### SUPPLIED INFORMATION
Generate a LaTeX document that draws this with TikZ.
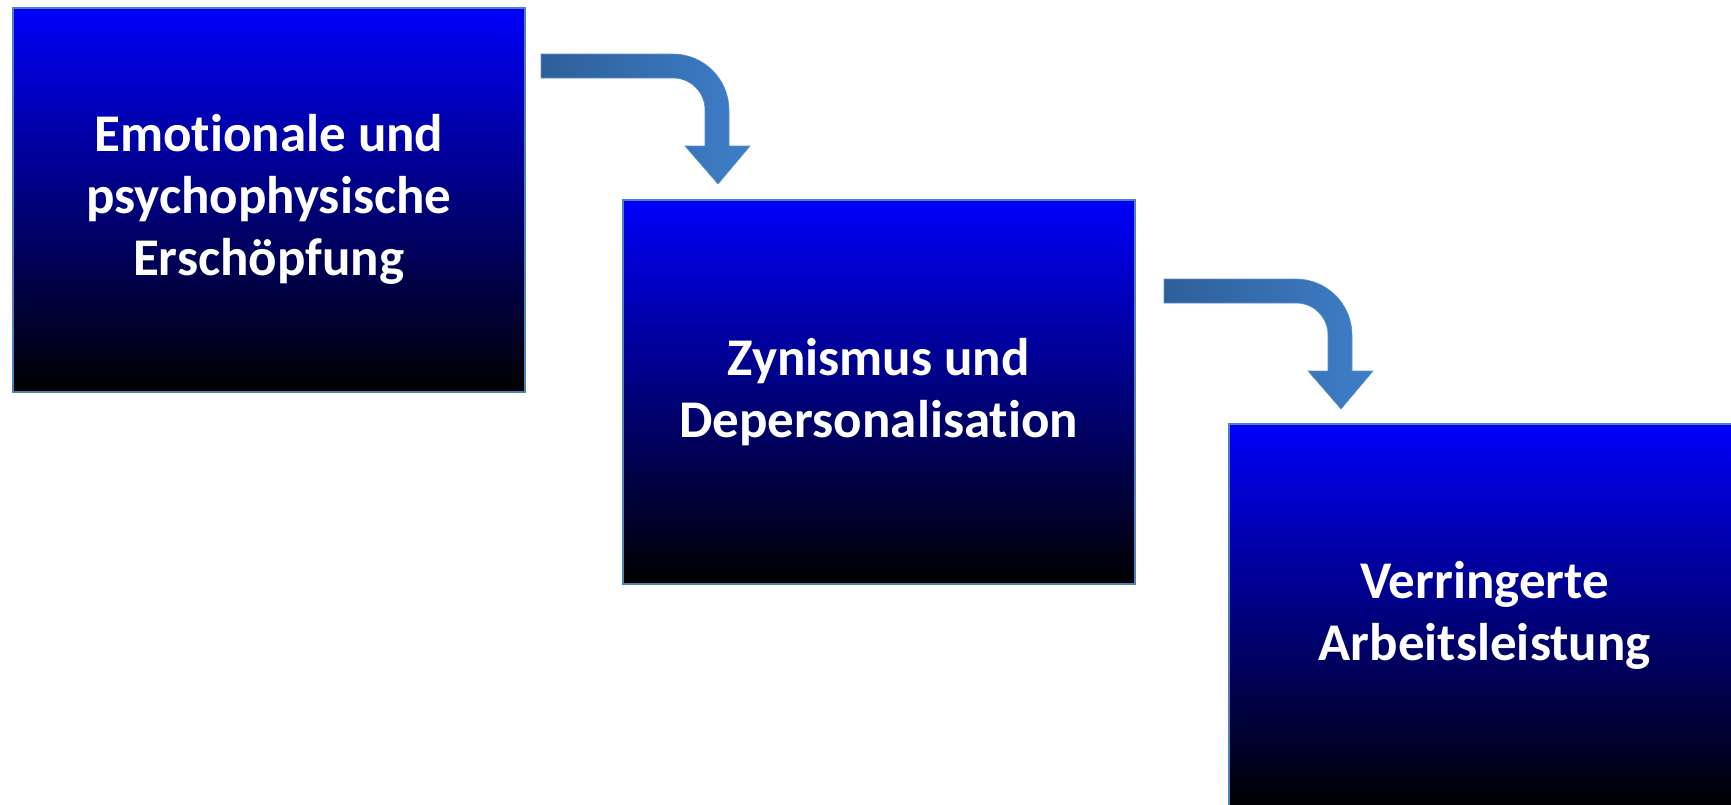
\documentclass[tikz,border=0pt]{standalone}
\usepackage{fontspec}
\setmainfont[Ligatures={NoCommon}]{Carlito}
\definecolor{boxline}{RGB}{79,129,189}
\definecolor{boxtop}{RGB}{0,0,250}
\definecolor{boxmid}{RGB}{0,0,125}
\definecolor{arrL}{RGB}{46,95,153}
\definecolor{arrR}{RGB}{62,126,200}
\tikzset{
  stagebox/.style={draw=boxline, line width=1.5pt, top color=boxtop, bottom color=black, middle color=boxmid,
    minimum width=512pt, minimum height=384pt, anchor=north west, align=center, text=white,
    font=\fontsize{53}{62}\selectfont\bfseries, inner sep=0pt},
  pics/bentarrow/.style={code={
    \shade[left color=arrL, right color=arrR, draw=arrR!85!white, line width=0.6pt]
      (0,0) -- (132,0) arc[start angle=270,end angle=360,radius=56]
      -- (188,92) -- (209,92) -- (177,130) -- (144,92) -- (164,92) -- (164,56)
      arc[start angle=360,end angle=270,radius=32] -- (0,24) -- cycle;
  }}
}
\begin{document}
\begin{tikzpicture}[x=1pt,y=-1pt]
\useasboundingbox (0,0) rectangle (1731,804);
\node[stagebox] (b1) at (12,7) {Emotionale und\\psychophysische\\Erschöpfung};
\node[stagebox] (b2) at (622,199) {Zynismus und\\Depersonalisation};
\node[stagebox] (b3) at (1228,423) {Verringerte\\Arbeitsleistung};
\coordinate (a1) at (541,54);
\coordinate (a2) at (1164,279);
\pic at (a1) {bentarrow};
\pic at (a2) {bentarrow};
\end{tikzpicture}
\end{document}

### STATED TASK
Extract the full listing exactly, with the pictures left out.

### WRITTEN RESPONSE
Generate a LaTeX document that draws this with TikZ.
\documentclass[tikz,border=0pt]{standalone}
\usepackage{fontspec}
\setmainfont[Ligatures={NoCommon}]{Carlito}
\definecolor{boxline}{RGB}{79,129,189}
\definecolor{boxtop}{RGB}{0,0,250}
\definecolor{boxmid}{RGB}{0,0,125}
\definecolor{arrL}{RGB}{46,95,153}
\definecolor{arrR}{RGB}{62,126,200}
\tikzset{
  stagebox/.style={draw=boxline, line width=1.5pt, top color=boxtop, bottom color=black, middle color=boxmid,
    minimum width=512pt, minimum height=384pt, anchor=north west, align=center, text=white,
    font=\fontsize{53}{62}\selectfont\bfseries, inner sep=0pt},
  pics/bentarrow/.style={code={
    \shade[left color=arrL, right color=arrR, draw=arrR!85!white, line width=0.6pt]
      (0,0) -- (132,0) arc[start angle=270,end angle=360,radius=56]
      -- (188,92) -- (209,92) -- (177,130) -- (144,92) -- (164,92) -- (164,56)
      arc[start angle=360,end angle=270,radius=32] -- (0,24) -- cycle;
  }}
}
\begin{document}
\begin{tikzpicture}[x=1pt,y=-1pt]
\useasboundingbox (0,0) rectangle (1731,804);
\node[stagebox] (b1) at (12,7) {Emotionale und\\psychophysische\\Erschöpfung};
\node[stagebox] (b2) at (622,199) {Zynismus und\\Depersonalisation};
\node[stagebox] (b3) at (1228,423) {Verringerte\\Arbeitsleistung};
\coordinate (a1) at (541,54);
\coordinate (a2) at (1164,279);
\pic at (a1) {bentarrow};
\pic at (a2) {bentarrow};
\end{tikzpicture}
\end{document}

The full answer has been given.